Well ahead of the curve, these businesses have identified the need to provide consumers and businesses the opportunity to ‘do good while doing well’. There are now more than 6,000 around the world, including 750 in Australia and New Zealand.

We’re lucky to have many B Corps in the Northern Rivers, ranging from Flow Hive, Summerland Bank, Cape Byron Distillery & Brookies, Spell, Quiip, Stone & Wood, Verdecon, Underwear for Humanity, Owners Collective and many, many more. I’ve linked to each of their Sustainability and B Corp pages above so you can see the work they’re doing, and how and where you spend your money does matter.


3.
Employee Engagement: It’s The Economy, Stupid

A 2023 employee engagement survey conducted by Deloitte illustrated that of twenty-three thousand employees, “55% of respondents reporting that they research brands’ environmental impact and policies before accepting a job, and more than 40% reporting that they already have, or plan to, change jobs due to climate concerns.”

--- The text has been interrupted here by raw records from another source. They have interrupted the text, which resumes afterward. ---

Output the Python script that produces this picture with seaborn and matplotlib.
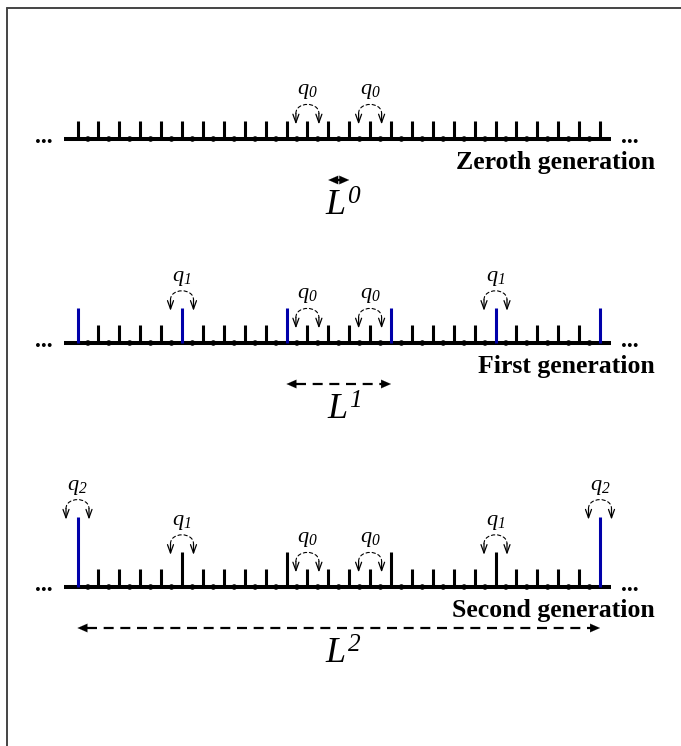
import numpy as np
import matplotlib
matplotlib.use("Agg")
import matplotlib.pyplot as plt
import seaborn as sns
from matplotlib.path import Path
from matplotlib.patches import FancyArrowPatch
from matplotlib.lines import Line2D

# ---------------- data ----------------
generations = ["Zeroth generation", "First generation", "Second generation"]
tick_index = list(range(26))
dot_index = [k + 0.5 for k in range(25)]
heights_gen0 = [1, 1, 1, 1, 1, 1, 1, 1, 1, 1, 1, 1, 1, 1, 1, 1, 1, 1, 1, 1, 1, 1, 1, 1, 1, 1]
heights_gen1 = [2, 1, 1, 1, 1, 2, 1, 1, 1, 1, 2, 1, 1, 1, 1, 2, 1, 1, 1, 1, 2, 1, 1, 1, 1, 2]
heights_gen2 = [4, 1, 1, 1, 1, 2, 1, 1, 1, 1, 2, 1, 1, 1, 1, 2, 1, 1, 1, 1, 2, 1, 1, 1, 1, 4]
blue_gen0 = []
blue_gen1 = [0, 5, 10, 15, 20, 25]
blue_gen2 = [0, 25]
q_ticks_gen0 = [11, 14]
q_subs_gen0 = ["0", "0"]
q_ticks_gen1 = [5, 11, 14, 20]
q_subs_gen1 = ["1", "0", "0", "1"]
q_ticks_gen2 = [0, 5, 11, 14, 20, 25]
q_subs_gen2 = ["2", "1", "0", "0", "1", "2"]
L_start = [12, 10, 0]
L_end = [13, 15, 25]
L_sup = ["0", "1", "2"]

heights = [heights_gen0, heights_gen1, heights_gen2]
blues = [blue_gen0, blue_gen1, blue_gen2]
q_ticks = [q_ticks_gen0, q_ticks_gen1, q_ticks_gen2]
q_subs = [q_subs_gen0, q_subs_gen1, q_subs_gen2]

# ---------------- style / layout ----------------
sns.set_theme(style="white")
plt.rcParams["font.family"] = ["Liberation Serif", "DejaVu Serif"]
plt.rcParams["mathtext.fontset"] = "custom"
plt.rcParams["mathtext.it"] = "Liberation Serif:italic"
plt.rcParams["mathtext.rm"] = "Liberation Serif:italic"

W, H, DPI = 681, 746, 100
BLUE = "#0000aa"
x0_px, dx_px, unit_px = 77.5, 20.9, 17.6
baseline_px = [139, 343, 587]

fig = plt.figure(figsize=(W / DPI, H / DPI), dpi=DPI)
fig.patch.set_facecolor("white")


def px(v):
    return v / unit_px


for g in range(3):
    b = baseline_px[g]
    ax = fig.add_axes([0, 0, 1, 1])
    ax.set_xlim(-x0_px / dx_px, (W - x0_px) / dx_px)
    ax.set_ylim((b - H) / unit_px, b / unit_px)
    ax.axis("off")
    ax.patch.set_alpha(0)

    # baseline
    ax.plot([-0.65, 25.55], [0, 0], color="black", lw=2.9, solid_capstyle="butt", zorder=2)
    # ticks
    h = heights[g]
    cols = [BLUE if k in blues[g] else "black" for k in tick_index]
    ax.vlines(tick_index, 0, h, colors=cols, lw=2.2, zorder=3)
    # dots
    sns.scatterplot(x=dot_index, y=[0] * len(dot_index), s=16, color="black",
                    edgecolor="none", ax=ax, legend=False, zorder=4)
    # ellipses
    for xe in [-1.6, 26.45]:
        ax.text(xe, -px(4), "...", ha="center", va="baseline", fontsize=17,
                fontweight="bold", color="black")
    # generation label
    ax.text((655 - x0_px) / dx_px, -px(23), generations[g], ha="right", va="center",
            fontsize=18.5, fontweight="bold", color="black")

    # q annotations
    for k, sub in zip(q_ticks[g], q_subs[g]):
        top = h[k]
        xl, xr = k - 0.55, k + 0.55
        y_tail = top + px(8)
        y_tip = top - px(3)
        y_ctrl = top + px(8) + px(12)
        arc = Path([(xl, y_tail), (xl, y_ctrl), (xr, y_ctrl), (xr, y_tail)],
                   [Path.MOVETO, Path.CURVE4, Path.CURVE4, Path.CURVE4])
        patch = FancyArrowPatch(path=arc, arrowstyle="-", lw=0.8, color="black",
                                linestyle=(0, (3, 2.5)))
        ax.add_patch(patch)
        for xa in (xl, xr):
            ax.annotate("", xy=(xa, y_tip), xytext=(xa, y_tail),
                        arrowprops=dict(arrowstyle="->,head_length=0.5,head_width=0.18",
                                        lw=0.9, color="black", shrinkA=0, shrinkB=0,
                                        mutation_scale=12))
        ax.text(k, top + px(20), r"$q_{%s}$" % sub, ha="center",
                va="bottom", fontsize=16, color="black")

    # L arrows
    xs, xe = L_start[g], L_end[g]
    ya = -px(41)
    head = 0.45
    if xe - xs > 2 * head:
        ax.plot([xs + head, xe - head], [ya, ya], color="black", lw=1.6,
                linestyle=(0, (4.5, 3)))
    for xend, xfrom in ((xs, xs + head), (xe, xe - head)):
        ax.annotate("", xy=(xend, ya), xytext=(xfrom, ya),
                    arrowprops=dict(arrowstyle="-|>,head_length=0.5,head_width=0.22",
                                    lw=0.1, color="black", shrinkA=0, shrinkB=0,
                                    mutation_scale=14))
    ax.text((xs + xe) / 2 + 0.25, -px(52), r"$L^{%s}$" % L_sup[g],
            ha="center", va="top", fontsize=26, color="black")

# frame lines
fig.add_artist(Line2D([7 / W, 7 / W], [0, 1 - 8 / H], color="#444444", lw=1.4))
fig.add_artist(Line2D([7 / W, 1], [1 - 8 / H, 1 - 8 / H], color="#444444", lw=1.4))

fig.savefig("out.png", dpi=DPI, facecolor="white")
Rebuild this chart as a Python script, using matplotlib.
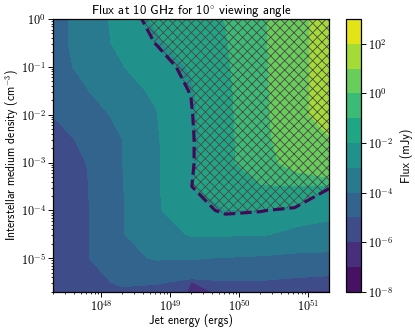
import numpy as np
import matplotlib
matplotlib.use("Agg")
import matplotlib.pyplot as plt
from matplotlib import ticker
from matplotlib.colors import LogNorm

plt.rcParams["font.family"] = ["cmss10", "DejaVu Sans"]
plt.rcParams["mathtext.fontset"] = "cm"
plt.rcParams["axes.unicode_minus"] = False
plt.rcParams["hatch.linewidth"] = 0.55
plt.rcParams["hatch.color"] = "#4a4a4a"

# grid of the simulation (log10 values)
log_energy = [47.3, 47.8, 48.3, 48.8, 49.3, 49.8, 50.3, 50.8, 51.3]
log_density = [0.0, -0.5, -1.0, -1.5, -2.0, -2.5, -3.0, -3.5, -4.0, -4.5, -5.0, -5.5, -5.7]

# log10 of the flux in mJy, one row per density
log_flux = [
    [-4.45, -3.61, -2.73, -1.86, -1.42, -0.97, -0.22, 0.58, 1.40],
    [-4.46, -3.60, -2.79, -2.12, -1.58, -1.08, -0.26, 0.58, 1.40],
    [-4.43, -3.74, -3.04, -2.49, -1.92, -1.22, -0.30, 0.58, 1.40],
    [-4.60, -4.02, -3.44, -2.82, -2.11, -1.33, -0.34, 0.58, 1.40],
    [-4.97, -4.42, -3.79, -3.04, -2.22, -1.37, -0.38, 0.56, 1.40],
    [-5.45, -4.76, -4.00, -3.12, -2.28, -1.39, -0.42, 0.50, 0.95],
    [-5.70, -4.97, -4.03, -3.17, -2.30, -1.35, -0.45, 0.30, 0.60],
    [-5.80, -5.05, -4.08, -3.17, -2.22, -1.10, -1.05, -1.20, -2.10],
    [-5.85, -5.10, -4.12, -3.20, -2.35, -2.05, -2.12, -2.50, -2.75],
    [-5.90, -5.10, -4.13, -3.20, -2.95, -2.95, -2.95, -3.30, -3.40],
    [-5.96, -5.10, -4.10, -3.95, -3.95, -4.10, -4.40, -4.40, -4.40],
    [-6.01, -5.30, -4.85, -4.90, -6.10, -5.10, -5.05, -5.20, -5.40],
    [-5.95, -5.40, -5.20, -5.50, -6.30, -5.80, -5.80, -6.05, -6.30],
]

detection_limit = 7e-3  # mJy
levels = np.logspace(-8, 3, 12)
cbar_ticks = [1e-8, 1e-6, 1e-4, 1e-2, 1e0, 1e2]

E, N = np.meshgrid(10 ** np.array(log_energy), 10 ** np.array(log_density))
F = 10 ** np.array(log_flux)

fig = plt.figure(figsize=(415 / 112, 332 / 112), dpi=112)
ax = fig.add_axes([0.1277, 0.1214, 0.6651, 0.8214])
cax = fig.add_axes([0.8337, 0.1214, 0.0354, 0.8214])

cs = ax.contourf(E, N, F, levels=levels, norm=LogNorm(), cmap="viridis")

# hatch the detectable region
ax.contourf(E, N, F, levels=[detection_limit, 1e4], colors="none", hatches=["xxxx"])
ax.contour(E, N, F, levels=[detection_limit], colors="#3f0b57",
           linestyles="--", linewidths=2.0)

ax.set_xscale("log")
ax.set_yscale("log")
ax.set_xlim(10 ** 47.3, 10 ** 51.3)
ax.set_ylim(10 ** -5.7, 1)

fmt = ticker.FuncFormatter(lambda v, p: r"$10^{%d}$" % round(np.log10(v)))
ax.xaxis.set_major_locator(ticker.FixedLocator([1e48, 1e49, 1e50, 1e51]))
ax.yaxis.set_major_locator(ticker.FixedLocator([1e0, 1e-1, 1e-2, 1e-3, 1e-4, 1e-5]))
ax.xaxis.set_major_formatter(fmt)
ax.yaxis.set_major_formatter(fmt)
ax.xaxis.set_minor_formatter(ticker.NullFormatter())
ax.yaxis.set_minor_formatter(ticker.NullFormatter())
ax.tick_params(which="major", labelsize=7.8, length=3, width=0.6, pad=1.5)
ax.tick_params(which="minor", length=1.5, width=0.5)

ax.set_xlabel("Jet energy (ergs)", fontsize=7.6)
ax.set_ylabel("Interstellar medium density (cm$^{-3}$)", fontsize=7.5)
ax.xaxis.set_label_coords(0.5, -0.082)
ax.yaxis.set_label_coords(-0.115, 0.5)
ax.set_title("Flux at 10 GHz for 10$^{\\circ}$ viewing angle", fontsize=8.2, pad=2)

cbar = fig.colorbar(cs, cax=cax, ticks=cbar_ticks)
cbar.ax.yaxis.set_major_formatter(fmt)
cbar.ax.minorticks_off()
cbar.ax.tick_params(labelsize=7.8, length=3, width=0.6, pad=2)
cbar.set_label("Flux (mJy)", fontsize=7.6, labelpad=4)

fig.savefig("out.png", dpi=112)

Another B Corp, Culture Amp, has also quantified the importance of a company being genuinely committed to climate action, rather than having an undefined strategy to reach net zero emissions by 2050.  



These two studies prove the why employees having a sense of purpose isn’t just for the privileged few. It lifts productivity levels, strengthens staff retention and candidate attraction, increases annual revenues, and generates larger profits than traditional work cultures tied to the ‘bottom-line at all costs’ mentality responsible for the current situation we’re in.

While there’s clearly still so much to be done on such a large scale, and multiple fronts of opposition to navigate, the conversations at the policy and corporate levels have shifted considerably since a former PM strolled into Federal Parliament and told us not to be afraid of coal.

Just as the new arrivals to Nimbin foresaw the current climate degradation fifty years before it happened, by standing on their shoulders our generation finds ourselves in a position to not only see the green shoots starting to peak through, but cultivate them into our future successes.